Sentinel lymph node (LN) sampling, a technique widely used to manage breast cancer and melanoma, seeks to select LNs that accurately predict regional node status and can be extensively examined to identify nodal metastatic disease not detected by standard histopathological staging. For patients with resectable colon cancer, improved identification of LN disease would significantly advance patient care by identifying patients likely to benefit from adjuvant therapy. This study, conducted by 25 surgeons at 13 institutions, examined whether sentinel node (SN) sampling accurately predicted LN status for patients with resectable colon cancer.

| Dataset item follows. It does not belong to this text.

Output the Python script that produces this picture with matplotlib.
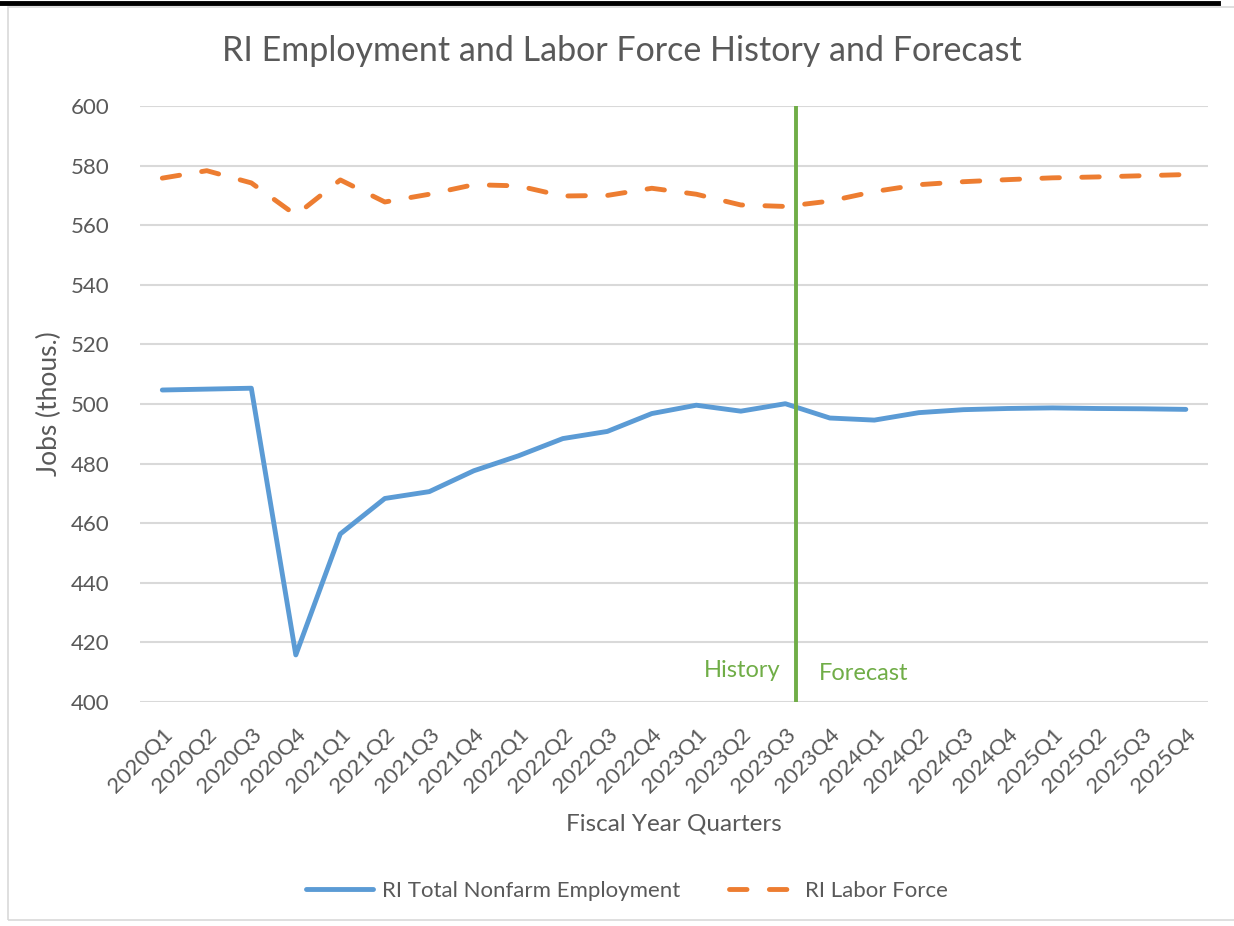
import matplotlib
matplotlib.use("Agg")
import matplotlib.pyplot as plt
from matplotlib.lines import Line2D
from matplotlib.patches import Rectangle

# quarters on the x axis
quarters = [f"{y}Q{q}" for y in range(2020, 2026) for q in range(1, 5)]

# RI Total Nonfarm Employment (thous.)
employment = [504.7, 505.0, 505.3, 415.8, 456.4, 468.3, 470.6, 477.6,
              482.6, 488.4, 490.8, 496.8, 499.6, 497.6, 500.1, 495.3,
              494.6, 497.1, 498.1, 498.5, 498.7, 498.5, 498.4, 498.2]

# RI Labor Force (thous.)
labor_force = [575.8, 578.3, 574.2, 563.4, 575.2, 567.8, 570.4, 573.6,
               573.2, 569.8, 570.0, 572.4, 570.4, 566.8, 566.3, 568.1,
               571.3, 573.6, 574.6, 575.3, 575.9, 576.2, 576.6, 577.0]

split_pos = 14.25  # history / forecast divider

plt.rcParams['font.family'] = ['Lato', 'DejaVu Sans']
txt = '#595959'
grid = '#d9d9d9'

fig = plt.figure(figsize=(12.34, 9.26), dpi=100)
ax = fig.add_axes([0.1135, 0.2419, 0.8655, 0.6436])

x = range(len(quarters))
ax.plot(x, employment, color='#5b9bd5', lw=3.5, solid_capstyle='round',
        solid_joinstyle='round', label='RI Total Nonfarm Employment', zorder=3)
ax.plot(x, labor_force, color='#ed7d31', lw=3.5, dashes=(3.6, 4.6),
        dash_capstyle='round', label='RI Labor Force', zorder=3)

ax.axvline(split_pos, color='#70ad47', lw=2.8, zorder=4)
ax.text(13.9, 410.5, 'History', color='#70ad47', fontsize=17, ha='right', va='center')
ax.text(14.76, 409.5, 'Forecast', color='#70ad47', fontsize=17, ha='left', va='center')

ax.set_xlim(-0.5, len(quarters) - 0.5)
ax.set_ylim(400, 600)
ax.set_yticks(range(400, 601, 20))
ax.set_xticks(list(x))
ax.set_xticklabels(quarters, rotation=45, ha='right', rotation_mode='anchor')
ax.tick_params(axis='both', length=0, colors=txt, labelsize=16)
ax.tick_params(axis='y', pad=22)
ax.tick_params(axis='x', pad=16)
ax.grid(axis='y', color=grid, lw=1.5)
ax.set_axisbelow(True)
for s in ax.spines.values():
    s.set_visible(False)

ax.set_ylabel('Jobs (thous.)', color=txt, fontsize=19, labelpad=6)
ax.set_xlabel('Fiscal Year Quarters', color=txt, fontsize=17.5, labelpad=12)
fig.text(0.504, 0.945, 'RI Employment and Labor Force History and Forecast',
         ha='center', va='center', color=txt, fontsize=24.5)

fig.legend(loc='center', bbox_to_anchor=(0.508, 0.038), ncol=2, frameon=False,
           fontsize=16, labelcolor=txt, handlelength=3.0, columnspacing=2.2,
           handletextpad=0.4)

# chart frame and top rule
fig.add_artist(Rectangle((8 / 1234, 6 / 926), 1240 / 1234, 913 / 926,
                         transform=fig.transFigure, fill=False,
                         edgecolor='#d9d9d9', lw=1.2))
fig.add_artist(Line2D([0, 1218 / 1234], [1 - 3 / 926, 1 - 3 / 926],
                      transform=fig.transFigure, color='black', lw=3.5))

fig.savefig('out.png', dpi=100)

SN sampling involved peritumor injection of 1% isosulfan blue, followed by identification of all LN visualized within 10 minutes. SN sampling was performed on 79 of 91 patients enrolled, followed by multilevel sectioning (MLS) of the nodes and examination by a single study pathologist.


By standard histopathology, 7 patients had primary disease that was either benign or not colon cancer and were therefore excluded from further studies. Of 72 colon cancer cases studied, 48 (66%) were node-negative and 24 (33%) contained nodal metastases. SNs were successfully located in 66 cases (92%), with an average of 2.1 nodes per patient. SNs were negative in 14 of 24 node-positive cases (58%). MLS revealed tumor in a SN in 1 of these cases, bringing the false-negative rate of SN examination to 54%.


This multi-institutional study found that for patients with node-positive colon cancer, SN examination with MLS failed to predict nodal status in 54% of cases. We conclude that SN sampling with MLS, used alone, is unlikely to improve risk stratification for resectable colon cancer.